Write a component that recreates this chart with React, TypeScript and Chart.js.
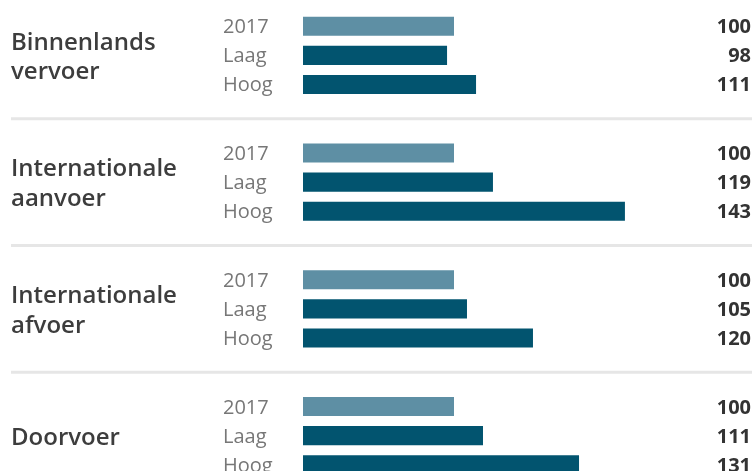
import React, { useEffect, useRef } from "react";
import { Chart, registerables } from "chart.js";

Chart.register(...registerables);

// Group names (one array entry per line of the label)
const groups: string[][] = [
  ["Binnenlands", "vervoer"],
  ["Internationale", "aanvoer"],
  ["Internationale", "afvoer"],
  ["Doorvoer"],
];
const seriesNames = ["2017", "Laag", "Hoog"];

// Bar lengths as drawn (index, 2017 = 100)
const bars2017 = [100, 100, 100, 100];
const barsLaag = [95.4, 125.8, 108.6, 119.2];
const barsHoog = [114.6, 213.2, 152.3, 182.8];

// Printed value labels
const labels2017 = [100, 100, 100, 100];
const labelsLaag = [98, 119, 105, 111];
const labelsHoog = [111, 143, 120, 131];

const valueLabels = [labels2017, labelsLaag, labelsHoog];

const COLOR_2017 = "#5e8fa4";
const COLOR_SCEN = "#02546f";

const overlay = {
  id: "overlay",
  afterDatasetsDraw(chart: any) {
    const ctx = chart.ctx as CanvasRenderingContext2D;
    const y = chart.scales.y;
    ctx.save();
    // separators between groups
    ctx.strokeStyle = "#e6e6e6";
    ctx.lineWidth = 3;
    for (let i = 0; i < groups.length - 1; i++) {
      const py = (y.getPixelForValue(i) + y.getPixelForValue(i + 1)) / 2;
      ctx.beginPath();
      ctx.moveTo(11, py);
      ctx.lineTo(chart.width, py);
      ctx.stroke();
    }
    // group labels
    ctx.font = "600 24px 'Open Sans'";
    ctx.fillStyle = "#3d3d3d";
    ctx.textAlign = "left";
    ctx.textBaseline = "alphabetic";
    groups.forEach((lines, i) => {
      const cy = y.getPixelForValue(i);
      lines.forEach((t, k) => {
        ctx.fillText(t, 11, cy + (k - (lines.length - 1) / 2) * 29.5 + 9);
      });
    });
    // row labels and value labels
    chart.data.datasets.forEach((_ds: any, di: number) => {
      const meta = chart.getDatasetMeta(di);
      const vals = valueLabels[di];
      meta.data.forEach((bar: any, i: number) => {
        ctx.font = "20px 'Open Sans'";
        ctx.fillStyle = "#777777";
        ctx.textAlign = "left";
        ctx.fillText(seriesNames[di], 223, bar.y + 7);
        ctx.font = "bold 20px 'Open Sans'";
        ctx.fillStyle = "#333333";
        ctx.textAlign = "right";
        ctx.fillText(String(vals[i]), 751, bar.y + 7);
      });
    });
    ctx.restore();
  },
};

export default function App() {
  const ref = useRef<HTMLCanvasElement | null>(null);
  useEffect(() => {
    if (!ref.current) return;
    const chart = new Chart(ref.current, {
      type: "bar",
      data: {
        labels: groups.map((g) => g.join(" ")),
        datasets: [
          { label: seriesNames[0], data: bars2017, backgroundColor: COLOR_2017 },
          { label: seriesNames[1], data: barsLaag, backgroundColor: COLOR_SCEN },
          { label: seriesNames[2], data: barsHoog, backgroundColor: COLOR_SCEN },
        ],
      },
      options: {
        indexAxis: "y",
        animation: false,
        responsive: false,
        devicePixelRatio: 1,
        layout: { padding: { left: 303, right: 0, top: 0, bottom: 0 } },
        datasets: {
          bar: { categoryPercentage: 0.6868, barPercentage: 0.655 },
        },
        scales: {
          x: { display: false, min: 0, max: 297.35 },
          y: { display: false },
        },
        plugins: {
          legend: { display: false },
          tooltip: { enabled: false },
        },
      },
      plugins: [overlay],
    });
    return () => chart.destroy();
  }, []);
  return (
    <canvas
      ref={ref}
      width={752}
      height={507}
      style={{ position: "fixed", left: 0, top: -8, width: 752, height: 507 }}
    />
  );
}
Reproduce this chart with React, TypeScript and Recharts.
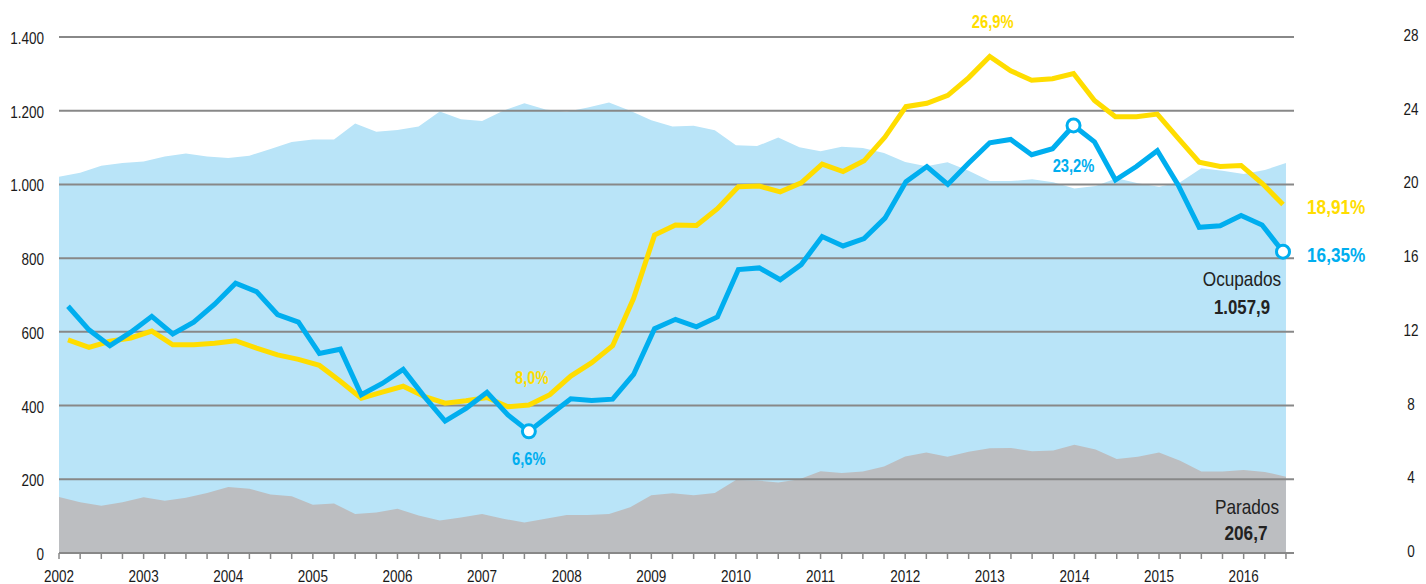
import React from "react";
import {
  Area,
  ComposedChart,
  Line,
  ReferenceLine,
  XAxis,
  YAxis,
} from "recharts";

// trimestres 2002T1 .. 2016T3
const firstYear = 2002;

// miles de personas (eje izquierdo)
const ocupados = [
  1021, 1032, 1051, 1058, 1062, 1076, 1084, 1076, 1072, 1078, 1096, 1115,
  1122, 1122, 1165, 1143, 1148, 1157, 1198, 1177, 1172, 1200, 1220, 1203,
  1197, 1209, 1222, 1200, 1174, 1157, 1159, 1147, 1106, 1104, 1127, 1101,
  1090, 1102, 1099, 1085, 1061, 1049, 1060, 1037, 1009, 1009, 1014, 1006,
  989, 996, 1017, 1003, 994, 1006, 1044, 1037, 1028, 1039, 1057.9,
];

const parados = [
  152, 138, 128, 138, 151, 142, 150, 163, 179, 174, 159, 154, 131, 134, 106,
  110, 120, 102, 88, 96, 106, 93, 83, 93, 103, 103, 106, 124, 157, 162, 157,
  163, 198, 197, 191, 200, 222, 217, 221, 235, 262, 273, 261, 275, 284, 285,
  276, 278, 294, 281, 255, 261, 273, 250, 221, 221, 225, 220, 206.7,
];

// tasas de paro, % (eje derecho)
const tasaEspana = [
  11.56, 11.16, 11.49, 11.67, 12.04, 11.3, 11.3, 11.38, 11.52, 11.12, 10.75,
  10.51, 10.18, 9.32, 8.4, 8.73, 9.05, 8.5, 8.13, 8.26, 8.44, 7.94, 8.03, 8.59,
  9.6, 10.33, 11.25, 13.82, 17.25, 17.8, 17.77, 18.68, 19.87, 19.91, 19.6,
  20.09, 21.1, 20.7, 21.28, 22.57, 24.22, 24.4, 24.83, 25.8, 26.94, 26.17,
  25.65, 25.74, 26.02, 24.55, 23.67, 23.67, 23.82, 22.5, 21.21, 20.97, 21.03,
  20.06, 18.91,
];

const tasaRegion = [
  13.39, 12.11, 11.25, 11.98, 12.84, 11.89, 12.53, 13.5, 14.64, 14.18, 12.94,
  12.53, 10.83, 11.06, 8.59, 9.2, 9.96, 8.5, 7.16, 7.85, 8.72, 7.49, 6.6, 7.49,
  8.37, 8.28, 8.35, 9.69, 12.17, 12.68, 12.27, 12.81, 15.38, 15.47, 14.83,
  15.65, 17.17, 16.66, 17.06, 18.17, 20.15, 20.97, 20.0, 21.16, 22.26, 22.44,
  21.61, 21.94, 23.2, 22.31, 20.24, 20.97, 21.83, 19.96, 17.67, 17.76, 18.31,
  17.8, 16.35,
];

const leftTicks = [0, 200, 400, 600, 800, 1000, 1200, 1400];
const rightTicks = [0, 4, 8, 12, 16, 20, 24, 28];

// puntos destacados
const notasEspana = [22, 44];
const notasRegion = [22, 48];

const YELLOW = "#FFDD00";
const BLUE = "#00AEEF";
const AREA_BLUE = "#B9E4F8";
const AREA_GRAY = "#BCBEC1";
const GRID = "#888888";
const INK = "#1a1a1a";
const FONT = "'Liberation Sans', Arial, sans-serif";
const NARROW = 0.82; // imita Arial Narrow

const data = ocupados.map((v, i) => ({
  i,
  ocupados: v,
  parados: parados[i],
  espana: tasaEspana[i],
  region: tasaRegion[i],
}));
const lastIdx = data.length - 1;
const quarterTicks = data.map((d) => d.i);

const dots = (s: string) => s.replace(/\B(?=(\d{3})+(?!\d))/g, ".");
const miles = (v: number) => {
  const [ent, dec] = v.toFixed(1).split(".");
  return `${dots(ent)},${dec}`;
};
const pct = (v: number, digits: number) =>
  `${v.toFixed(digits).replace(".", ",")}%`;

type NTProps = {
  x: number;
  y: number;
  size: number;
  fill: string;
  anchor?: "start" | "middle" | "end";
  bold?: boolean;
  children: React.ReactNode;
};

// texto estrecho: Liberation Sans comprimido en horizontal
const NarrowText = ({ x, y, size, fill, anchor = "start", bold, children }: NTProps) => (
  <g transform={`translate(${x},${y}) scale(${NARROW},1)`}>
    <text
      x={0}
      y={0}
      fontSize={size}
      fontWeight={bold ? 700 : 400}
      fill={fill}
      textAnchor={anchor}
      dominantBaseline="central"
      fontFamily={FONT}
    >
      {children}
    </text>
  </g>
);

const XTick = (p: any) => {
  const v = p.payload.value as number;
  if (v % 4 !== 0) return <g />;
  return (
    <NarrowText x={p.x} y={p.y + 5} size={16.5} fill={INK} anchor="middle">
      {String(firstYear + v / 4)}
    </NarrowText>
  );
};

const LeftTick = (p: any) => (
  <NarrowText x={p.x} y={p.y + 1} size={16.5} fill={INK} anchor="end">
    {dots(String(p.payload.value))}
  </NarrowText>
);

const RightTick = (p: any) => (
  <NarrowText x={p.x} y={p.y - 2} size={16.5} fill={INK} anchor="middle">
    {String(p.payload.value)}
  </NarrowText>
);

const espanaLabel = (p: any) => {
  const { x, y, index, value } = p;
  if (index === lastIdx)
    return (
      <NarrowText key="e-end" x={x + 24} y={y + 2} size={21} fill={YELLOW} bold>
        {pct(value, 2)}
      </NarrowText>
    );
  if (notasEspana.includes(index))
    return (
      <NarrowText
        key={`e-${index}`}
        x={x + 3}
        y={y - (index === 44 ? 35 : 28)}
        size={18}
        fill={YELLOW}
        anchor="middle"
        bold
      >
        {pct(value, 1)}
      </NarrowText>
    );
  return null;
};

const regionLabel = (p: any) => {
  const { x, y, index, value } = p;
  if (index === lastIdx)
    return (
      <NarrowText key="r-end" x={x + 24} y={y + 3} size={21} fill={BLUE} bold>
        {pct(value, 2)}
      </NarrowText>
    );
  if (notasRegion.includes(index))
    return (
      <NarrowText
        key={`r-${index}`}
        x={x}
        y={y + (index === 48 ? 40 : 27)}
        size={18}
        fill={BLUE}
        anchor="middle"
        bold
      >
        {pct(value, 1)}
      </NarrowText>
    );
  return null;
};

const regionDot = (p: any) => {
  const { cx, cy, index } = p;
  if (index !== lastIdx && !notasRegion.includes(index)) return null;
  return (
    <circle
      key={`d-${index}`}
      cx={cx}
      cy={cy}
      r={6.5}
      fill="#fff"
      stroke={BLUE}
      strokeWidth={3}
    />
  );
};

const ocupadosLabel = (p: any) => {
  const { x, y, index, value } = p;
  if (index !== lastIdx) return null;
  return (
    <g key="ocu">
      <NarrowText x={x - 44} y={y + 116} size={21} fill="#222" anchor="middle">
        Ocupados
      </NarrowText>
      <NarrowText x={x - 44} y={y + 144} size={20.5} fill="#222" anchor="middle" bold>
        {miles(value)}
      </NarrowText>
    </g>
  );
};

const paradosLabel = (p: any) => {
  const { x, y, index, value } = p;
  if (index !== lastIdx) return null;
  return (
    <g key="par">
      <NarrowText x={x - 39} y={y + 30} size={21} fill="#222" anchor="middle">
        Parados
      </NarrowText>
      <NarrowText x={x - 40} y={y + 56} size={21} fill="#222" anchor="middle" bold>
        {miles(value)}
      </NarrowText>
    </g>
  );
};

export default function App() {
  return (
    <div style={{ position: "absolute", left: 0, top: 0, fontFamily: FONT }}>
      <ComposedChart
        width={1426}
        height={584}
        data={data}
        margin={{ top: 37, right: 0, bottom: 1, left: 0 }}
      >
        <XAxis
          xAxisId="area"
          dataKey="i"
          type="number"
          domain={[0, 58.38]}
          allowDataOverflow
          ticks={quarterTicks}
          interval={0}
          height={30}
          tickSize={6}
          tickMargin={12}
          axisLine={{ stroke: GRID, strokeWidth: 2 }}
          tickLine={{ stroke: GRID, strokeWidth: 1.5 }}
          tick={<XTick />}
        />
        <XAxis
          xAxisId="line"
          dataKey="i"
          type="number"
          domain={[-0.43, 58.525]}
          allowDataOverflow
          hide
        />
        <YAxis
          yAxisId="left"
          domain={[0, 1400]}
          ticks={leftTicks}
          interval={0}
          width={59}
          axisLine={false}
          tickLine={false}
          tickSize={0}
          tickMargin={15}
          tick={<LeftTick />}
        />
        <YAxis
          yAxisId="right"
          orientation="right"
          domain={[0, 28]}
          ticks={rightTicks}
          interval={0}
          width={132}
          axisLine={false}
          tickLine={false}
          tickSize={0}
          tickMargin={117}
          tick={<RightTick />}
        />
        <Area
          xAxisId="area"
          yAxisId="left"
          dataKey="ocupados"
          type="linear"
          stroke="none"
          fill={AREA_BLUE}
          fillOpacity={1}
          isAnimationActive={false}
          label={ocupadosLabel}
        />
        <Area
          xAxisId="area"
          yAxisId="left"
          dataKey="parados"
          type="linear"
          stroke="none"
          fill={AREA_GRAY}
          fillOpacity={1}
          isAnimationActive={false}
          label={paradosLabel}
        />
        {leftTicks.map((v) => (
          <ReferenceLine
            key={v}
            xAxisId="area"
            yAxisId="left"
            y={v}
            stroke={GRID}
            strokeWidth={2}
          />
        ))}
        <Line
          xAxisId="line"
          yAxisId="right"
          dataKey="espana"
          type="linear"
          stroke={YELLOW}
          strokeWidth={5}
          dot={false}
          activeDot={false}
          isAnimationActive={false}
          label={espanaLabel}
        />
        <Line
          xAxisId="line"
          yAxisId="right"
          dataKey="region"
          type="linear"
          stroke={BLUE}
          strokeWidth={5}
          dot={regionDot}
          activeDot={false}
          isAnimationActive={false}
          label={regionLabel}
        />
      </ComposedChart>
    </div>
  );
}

# WHAT THE TASK REQUIRES
Reproduce the records word for word, please, from their first line up to and including the line that contains "const valueLabels = [labels2017, labelsLaag, labelsHoog];", but no pictures.

# RESULT BELOW
Write a component that recreates this chart with React, TypeScript and Chart.js.
import React, { useEffect, useRef } from "react";
import { Chart, registerables } from "chart.js";

Chart.register(...registerables);

// Group names (one array entry per line of the label)
const groups: string[][] = [
  ["Binnenlands", "vervoer"],
  ["Internationale", "aanvoer"],
  ["Internationale", "afvoer"],
  ["Doorvoer"],
];
const seriesNames = ["2017", "Laag", "Hoog"];

// Bar lengths as drawn (index, 2017 = 100)
const bars2017 = [100, 100, 100, 100];
const barsLaag = [95.4, 125.8, 108.6, 119.2];
const barsHoog = [114.6, 213.2, 152.3, 182.8];

// Printed value labels
const labels2017 = [100, 100, 100, 100];
const labelsLaag = [98, 119, 105, 111];
const labelsHoog = [111, 143, 120, 131];

const valueLabels = [labels2017, labelsLaag, labelsHoog];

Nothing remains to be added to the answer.